Within the first few months, the channel was struggling under huge cost overruns. It kicked off ambitious projects such as the UTV-produced daily soap opera Trikal, at the cost of almost Rs 50 lakh a month. It was an expensive programme which did not have the kind of impact that several cheaper serials such as Zees Tara and Campus have, says Malhotra. The serial did not do well because the market was not ready for a daily evening soap. But most important, a serial can do only as well as the channel, says a former senior executive at Home TV. Sources say that shows such as Lifestyle, Horn Please, OK? too were produced at unviable costs.

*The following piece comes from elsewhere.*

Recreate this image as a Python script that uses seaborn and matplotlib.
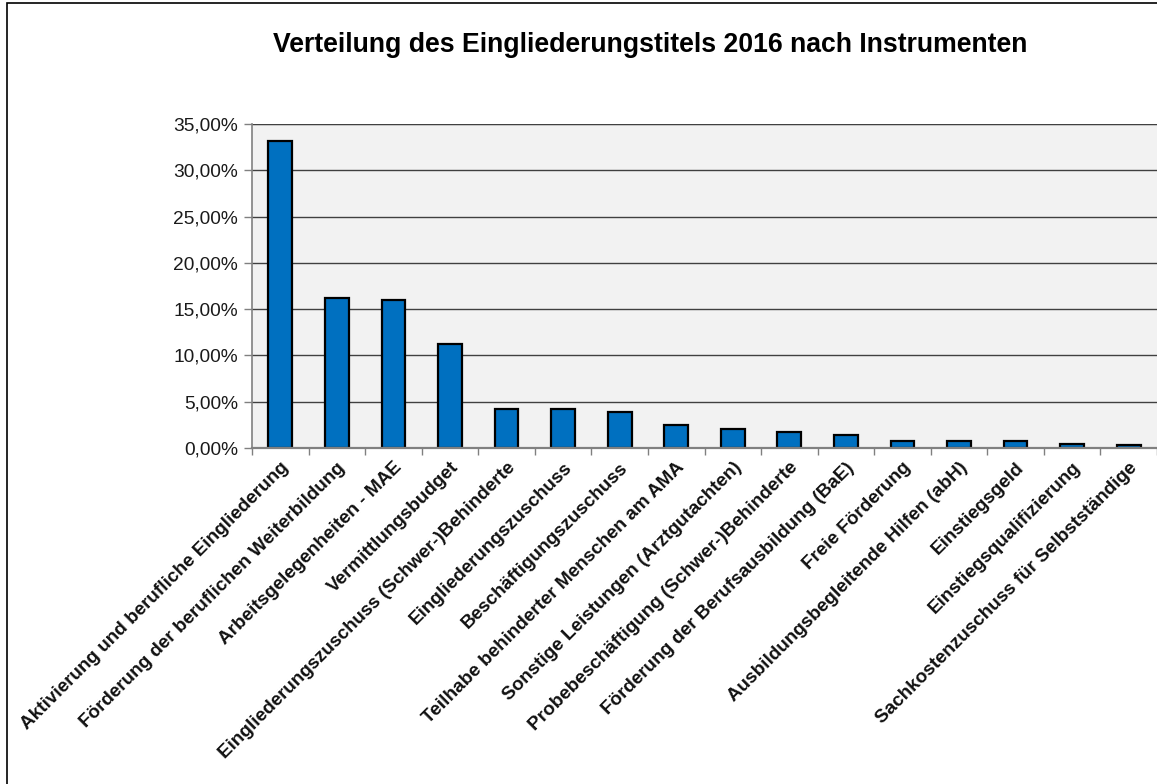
import matplotlib
matplotlib.use("Agg")
import matplotlib.pyplot as plt
import seaborn as sns
import pandas as pd
from matplotlib.ticker import FuncFormatter, FixedLocator
from matplotlib.patches import Rectangle

categories = [
    "Aktivierung und berufliche Eingliederung",
    "Förderung der beruflichen Weiterbildung",
    "Arbeitsgelegenheiten - MAE",
    "Vermittlungsbudget",
    "Eingliederungszuschuss (Schwer-)Behinderte",
    "Eingliederungszuschuss",
    "Beschäftigungszuschuss",
    "Teilhabe behinderter Menschen am AMA",
    "Sonstige Leistungen (Arztgutachten)",
    "Probebeschäftigung (Schwer-)Behinderte",
    "Förderung der Berufsausbildung (BaE)",
    "Freie Förderung",
    "Ausbildungsbegleitende Hilfen (abH)",
    "Einstiegsgeld",
    "Einstiegsqualifizierung",
    "Sachkostenzuschuss für Selbstständige",
]
values = [33.2, 16.25, 16.0, 11.28, 4.16, 4.16, 3.93, 2.5, 2.0, 1.77, 1.4, 0.8, 0.8, 0.8, 0.43, 0.3]
yticks = [0, 5, 10, 15, 20, 25, 30, 35]
title = "Verteilung des Eingliederungstitels 2016 nach Instrumenten"

sns.set_theme(style="white")
plt.rcParams["font.family"] = ["Liberation Sans", "DejaVu Sans"]

df = pd.DataFrame({"cat": categories, "val": values})

fig = plt.figure(figsize=(11.57, 7.84), dpi=100)
ax = fig.add_axes([252/1157, 1-448/784, 1-252/1157, (448-124)/784])
ax.set_facecolor("#F2F2F2")

sns.barplot(data=df, x="cat", y="val", order=categories, color="#0070C0",
            width=0.42, edgecolor="black", linewidth=1.6, saturation=1, ax=ax)

ax.set_xlim(-0.5, len(categories) - 0.5)
ax.set_ylim(0, 35)
ax.yaxis.set_major_locator(FixedLocator(yticks))
ax.yaxis.set_major_formatter(FuncFormatter(lambda v, p: f"{v:.2f}%".replace(".", ",")))
ax.grid(axis="y", color="#404040", linewidth=1.0)
ax.set_axisbelow(True)
ax.set_xlabel("")
ax.set_ylabel("")

for s in ["top", "right"]:
    ax.spines[s].set_visible(False)
ax.spines["left"].set_color("#808080")
ax.spines["left"].set_linewidth(1.2)
ax.spines["bottom"].set_color("#808080")
ax.spines["bottom"].set_linewidth(1.6)
ax.axhline(35, color="#808080", linewidth=1.6, zorder=0.5)

ax.tick_params(axis="y", which="major", direction="out", length=6, width=1, color="#808080",
               labelsize=13.8, labelcolor="#1a1a1a", pad=4, left=True)
ax.tick_params(axis="x", which="major", length=0, pad=8)
ax.set_xticks([i + 0.5 for i in range(-1, len(categories))], minor=True)
ax.tick_params(axis="x", which="minor", direction="out", length=5, width=1, color="#808080", bottom=True)
ax.set_xticks(range(len(categories)))
ax.set_xticklabels(categories, rotation=45, ha="right", rotation_mode="anchor",
                   fontsize=13.6, fontweight="bold", color="#111111")

fig.text(0.562, 0.942, title, ha="center", va="center", fontsize=19.2, fontweight="bold", color="black")

fig.patches.append(Rectangle((7/1157, -0.1), 1.2, 1 - 3/784 + 0.1, transform=fig.transFigure,
                             fill=False, edgecolor="black", linewidth=1.2, zorder=10))

fig.savefig("out.png", dpi=100)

Our spending on programming now is one-third of what it used to be in the last few months. We have also become more focused. Earlier, it was a catch-all situation; now, we are concentrating on the 15-45 age group, says Bharara. He adds that once Sahara takes over, new programmes would be introduced and by May next, all the new programming will be in place.

Meanwhile, nobody is saying what the new shareholding pattern would be after the equity transaction. Would the entry of a sixth shareholder mean the exit of some of the existing ones? You must be kidding. We have a major interest in the business, says Deepak Verma, director, projects and planning of the Hindustan Times Group. Analysts predict that Carlton and Pearson could opt out and Hindustan Times will offload a substantial part of its stake. I will be able to tell you something definite next month, says Bharara.

At Sahara, Roy and his team are busy drawing up ambitious plans for Home TV. The Sahara group is a success story. We become number one in every business we step into. Television will be no exception, say company insiders.